Nothing. I never said it should. I said it should still effect good-evil if you kill a good character who isn't doing something evil.


Elorebaen wrote:

Lots of cool stuff. Need to ponder on it.

- good call Mbando!
- Love the idea of players able to offer Rep/alig to other players.
- Love stand and deliver, and I hope it stays as much as possible up to the players involved.
- Love the long-term flags, like Champion, Enforcer, etc
- Would like to hear more detail with regard to time-based increases in Rep.

Good stuff

the passing of rep reminds me. A lot of Swg smugglers and how they could barter faction rep. It really is a wonderful mechanic.
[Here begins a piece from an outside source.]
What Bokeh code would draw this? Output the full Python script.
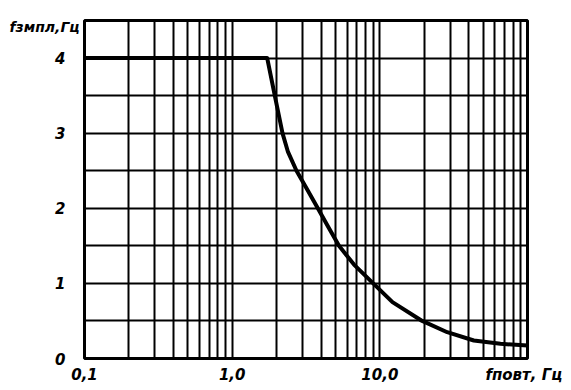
from bokeh.plotting import figure
from bokeh.models import FixedTicker
from bokeh.embed import file_html
from bokeh.resources import INLINE

# repetition frequency, Hz (log axis)
f_povt = [0.1, 1.727, 1.944, 2.192, 2.388, 2.727, 3.223, 3.802, 4.477, 5.289,
          6.683, 9.016, 12.18, 19.36, 28.6, 43.3, 65.6, 100.0]
# resulting frequency, Hz
f_zmpl = [4.0, 4.0, 3.5, 3.0, 2.75, 2.5, 2.25, 2.0, 1.75, 1.5,
          1.25, 1.0, 0.75, 0.5, 0.35, 0.24, 0.196, 0.173]

x_major = [0.1, 1, 10, 100]
x_minor = [0.2, 0.3, 0.4, 0.5, 0.6, 0.7, 0.8, 0.9,
           2, 3, 4, 5, 6, 7, 8, 9,
           20, 30, 40, 50, 60, 70, 80, 90]
x_tick_labels = {0.1: "0,1", 1: "1,0", 10: "10,0"}
y_major = [0, 1, 2, 3, 4]
y_minor = [0.5, 1.5, 2.5, 3.5, 4.5]
y_tick_labels = {0: "0", 1: "1", 2: "2", 3: "3", 4: "4"}
x_title = "fповт, Гц"
x_title_at = 94.5          # where the x title sits along the axis
y_title = "fзмпл,Гц"

FONT = "DejaVu Sans"

p = figure(width=570, height=388, x_axis_type="log",
           x_range=(0.1, 100), y_range=(0, 4.5),
           output_backend="svg", toolbar_location=None,
           min_border_left=84, min_border_right=43,
           min_border_top=20, min_border_bottom=30)
p.background_fill_color = "white"
p.border_fill_color = "white"
p.outline_line_color = "black"
p.outline_line_width = 3

# grid: every 1..9 per decade, every 0.5 vertically
p.xgrid.ticker = FixedTicker(ticks=x_major, minor_ticks=x_minor)
p.ygrid.ticker = FixedTicker(ticks=y_major, minor_ticks=y_minor)
for g in (p.xgrid, p.ygrid):
    g.grid_line_color = "black"
    g.grid_line_width = 2
    g.grid_line_alpha = 1
    g.minor_grid_line_color = "black"
    g.minor_grid_line_width = 2

# axes: labels only
p.xaxis.ticker = FixedTicker(ticks=x_major[:3] + [x_title_at])
p.yaxis.ticker = FixedTicker(ticks=y_major)
for ax in (p.xaxis, p.yaxis):
    ax.axis_line_color = None
    ax.major_tick_line_color = None
    ax.minor_tick_line_color = None
    ax.major_label_text_font = FONT
    ax.major_label_text_font_style = "bold italic"
    ax.major_label_text_color = "black"
    ax.major_label_text_font_size = "15px"

xl = dict(x_tick_labels)
xl[x_title_at] = x_title
p.xaxis.major_label_overrides = xl
p.yaxis.major_label_overrides = y_tick_labels
p.xaxis.major_label_standoff = 1
p.yaxis.major_label_standoff = 13

# y title
p.title.text = y_title
p.title.align = "left"
p.title.offset = -75
p.title.text_font = FONT
p.title.text_font_style = "bold italic"
p.title.text_font_size = "14px"
p.title.text_color = "black"
p.title.standoff = -28

p.line(f_povt, f_zmpl, line_color="black", line_width=4, line_join="round")

open("out.html", "w").write(file_html(p, INLINE))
Those long term flags really are amazing IMHO. Several of my worries have been alleviated.

Goblin Squad Member

Having reputation increase over time for not taking reputation hits, makes sense.

Having alignments move towards lawful make sense.

Having alignments move towards good does not make sense (to me). I think it should tend towards neutral and your actions would sway it to good or evil, and your inaction would allow it to slip to neutral. You should have to work to be good or evil.

"Long-Term Flags
•Each of these flags has an alignment requirement to activate."

Questions:

Am I to understand that I must be the associated alignment in order to activate a long-term flag?

Does keeping that flag active lock (pause/stop) your alinment movement on that scale as long as you wear it? (ex: flagging as outlaw keeps you from slipping towards lawful, but increases your chaotic by successful stand and deliver acts). Or in other words, can I slip towards neutral and when I do so lose my Outlaw flag?